It’s pretty shit. Life without my mum. As I’m sure those in the same position having lost, or maybe not even known theirs, will agree.
With Mother’s Day just around the corner, I felt the need to acknowledge the sad reality that is the above, not to throw shade on a day of happiness, but more as a reality check and a tribute to their memory.
The hard bit.
I’ve lost both my parents. Six months apart. As much as I loved them equally and as difficult as Christmas Day can be behind the scenes (for this is when I lost my dad), I feel maybe more so with being a female myself that the loss of my mum hurts that little bit more. She carried me. Birthed me. Nursed me. That mother and daughter bond is irreplaceable.
Around the time of her diagnosis and passing, our relationship was at a point of change: I’d begun to find my way. Become independent. Look to the future. Had a stable job and income. A new level of respect had formed, on both sides. Though that relationship and journey was to be cut short.
I know before she passed, the prospect of her not being around for all that was still to come in both our lives saddened her, it did me. We both had so much more to experience together.

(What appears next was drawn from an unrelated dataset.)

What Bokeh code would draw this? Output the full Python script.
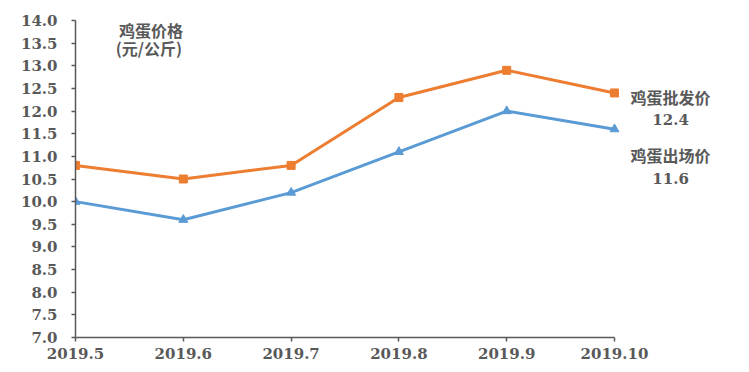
from bokeh.plotting import figure
from bokeh.models import Label, FixedTicker, Range1d
from bokeh.embed import file_html
from bokeh.resources import INLINE

months = ["2019.5", "2019.6", "2019.7", "2019.8", "2019.9", "2019.10"]
wholesale = [10.8, 10.5, 10.8, 12.3, 12.9, 12.4]
farmgate = [10.0, 9.6, 10.2, 11.1, 12.0, 11.6]
y_ticks = [7.0, 7.5, 8.0, 8.5, 9.0, 9.5, 10.0, 10.5, 11.0, 11.5, 12.0, 12.5, 13.0, 13.5, 14.0]

xs = list(range(len(months)))
GRAY = "#595959"
NUMFONT = "DejaVu Serif"
CJK = "Noto Sans CJK SC"

PX_PER_X = 107.8
FRAME_W = 665

p = figure(width=741, height=364, output_backend="svg", toolbar_location=None,
           x_range=Range1d(0, FRAME_W / PX_PER_X), y_range=Range1d(7.0, 14.0),
           frame_width=FRAME_W, frame_height=317,
           min_border_left=75, min_border_right=1, min_border_top=20, min_border_bottom=27)
p.outline_line_color = None
p.xgrid.visible = False
p.ygrid.visible = False

p.xaxis.ticker = FixedTicker(ticks=xs)
p.xaxis.bounds = (xs[0], xs[-1])
p.xaxis.major_label_overrides = {i: m for i, m in zip(xs, months)}
p.yaxis.ticker = FixedTicker(ticks=y_ticks)
p.yaxis.major_label_overrides = {t: f"{t:.1f}" for t in y_ticks}
for ax in (p.xaxis, p.yaxis):
    ax.axis_line_color = GRAY
    ax.axis_line_width = 1.5
    ax.major_tick_line_color = GRAY
    ax.major_tick_line_width = 1.5
    ax.major_tick_in = 0
    ax.major_tick_out = 4
    ax.minor_tick_line_color = None
    ax.major_label_text_font = NUMFONT
    ax.major_label_text_font_style = "bold"
    ax.major_label_text_font_size = "15px"
    ax.major_label_text_color = GRAY
p.yaxis.major_label_standoff = 14
p.xaxis.major_label_standoff = 6

ORANGE = "#ED7D31"
BLUE = "#5B9BD5"
p.line(xs, wholesale, line_color=ORANGE, line_width=3)
p.scatter(xs, wholesale, marker="square", size=8, fill_color=ORANGE, line_color=ORANGE)
p.line(xs, farmgate, line_color=BLUE, line_width=3)
p.scatter(xs, farmgate, marker="triangle", size=9, fill_color=BLUE, line_color=BLUE)

def lab(x, y, t, font=CJK, size="16px"):
    p.add_layout(Label(x=x, y=y, text=t, text_align="center", text_baseline="middle",
                       text_font=font, text_font_style="bold", text_font_size=size,
                       text_color=GRAY))

lab(0.70, 13.78, "鸡蛋价格")
lab(0.68, 13.40, "(元/公斤)")
lab(5.52, 12.32, "鸡蛋批发价")
lab(5.52, 11.81, f"{wholesale[-1]:.1f}", NUMFONT, "15px")
lab(5.52, 11.02, "鸡蛋出场价")
lab(5.52, 10.51, f"{farmgate[-1]:.1f}", NUMFONT, "15px")

open("out.html", "w").write(file_html(p, INLINE))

She never got to formally meet the man I call my husband.
She never got to see me become a mum, once and soon to be twice.
She never got to see that I finally got to ‘work with children’, as I’d always said was what I wanted to do, by becoming a preschool/early years teaching assistant.
She never got to see what this little hobby of a blog/site has become and how I’m following in her footsteps, in some ways, as it’s an extension to her former job of being a journalist.
She’ll never get to see that I can actually cook more than eggy bread.
She’ll never now be that one person I could call to get a straight answer from.
She’ll never get to see that I’ve inherited the “don’t you dare” and “I don’t think so” look from her. The look that says a thousand words without saying a single one.
And much much more.
Though for every ‘never’, there’s really a positive behind it. The points above are actually my accomplishments. They are things that I have achieved in my life, though through my own doing, but ultimately, because of her.
My mum gave me some amazing life skills and experiences over the years that may not have made any sense or I may have brushed off at the time, but in hindsight, were gold. Those moments when you say something, then realise you sound like your mum?! Yeah, those.
Losing someone never becomes easier. I believe it honestly gets harder, as, well, life changes. You change. And in those moments of uncertainty or even those of happiness, it’s generally a parent we turn to.
But life does go on. I for one have chosen to live my life and give my best possible self to my husband and my boy(s), but that’s not to say I’ve forgotten.